A narrativa vai em um aspecto da aventura e da superação de obstáculos ao mesmo tempo em que se foca nas motivações que levam-na a este local. O problema é que eu não consegui entrar na história ou comprar as motivações da protagonista. Acabou sendo mais um conto para mim e eu pude perceber o quanto a história tinha suas qualidades. Mas, é aquilo: acabei sendo obscurecido pela minha visão sobre a forma em si.
10 - "Guízer contra a aranha de mil filhotes", de Duda Falcão (5 estrelas)
É impressionante o quanto o Duda Falcão consegue criar personagens e histórias interessantes. Cada momento que passa só tenho a afirmar o quanto ele é um mestre nas histórias curtas e é aquele que melhor entende o que significa escrever um pulp. Aquele tipo de narrativa que às vezes é over the top, mas te mantém entretido do começo ao fim. É praticamente impossível pegar um conto do Duda e não desejar lê-lo de uma vez só. Esse é mais um desses casos.
Na narrativa conhecemos Guízer, um escravo fugitivo de uma fazenda de produção de um papoulas, usadas para diversos fins (inclusive como alucinógeno e anabolizante). Desejando ter sua liberdade, ele foge do lugar e tenta encontrar sua irmã que havia sido vendida para alguém na capital. Mas, para seu azar, ele acaba sendo capturado e andar com documentos falsos não o ajuda muito em sua empreitada. Guízer acaba em uma prisão onde ele é comprado junto de outros prisioneiros por um homem chamado Treinador. Este atua em uma série de jogos de gladiadores e precisa de mais pessoas para o seu time. É então que Guízer se encontra em uma arena onde precisará enfrentar outros prisioneiros e uma terrível criatura saída de pesadelos.

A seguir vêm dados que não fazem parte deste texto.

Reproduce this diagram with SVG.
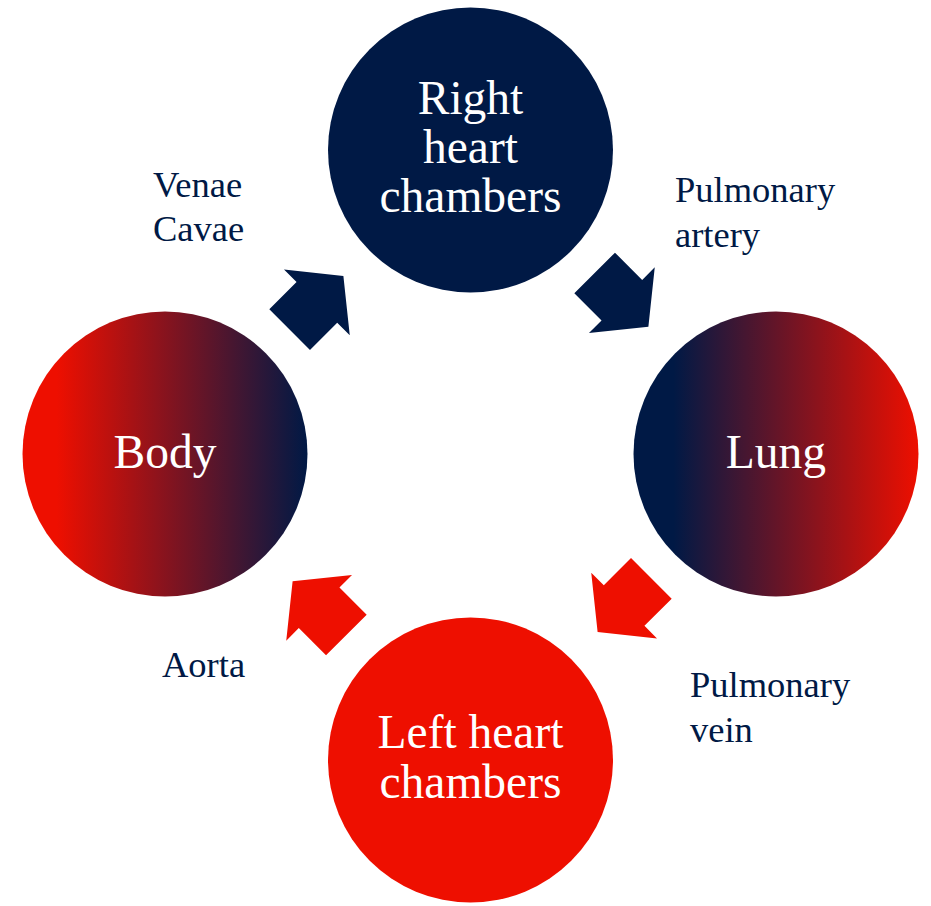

Uma das qualidades do Duda é o quanto ele dominou a arte da história curta a ponto de escrever uma narrativa rica em um curto espaço. As limitações na maior parte das vezes acabam não sendo um empecilho para a sua imaginação. Em pouco mais de trinta páginas ele consegue criar uma história bem rica com personagens que transbordam um pano de fundo. Tudo o que ele faz aqui é nos apresentar dois personagens, Guízer e Aiomi, dos quais a gente quer saber mais sobre eles. De onde vieram? Como chegaram até ali? Quais os seus próximos passos? Se o Duda me encantou com as histórias de Kane Blackmoon e seu estranho oeste, agora coloco o fugitivo Guízer no hall de personagens memoráveis do autor.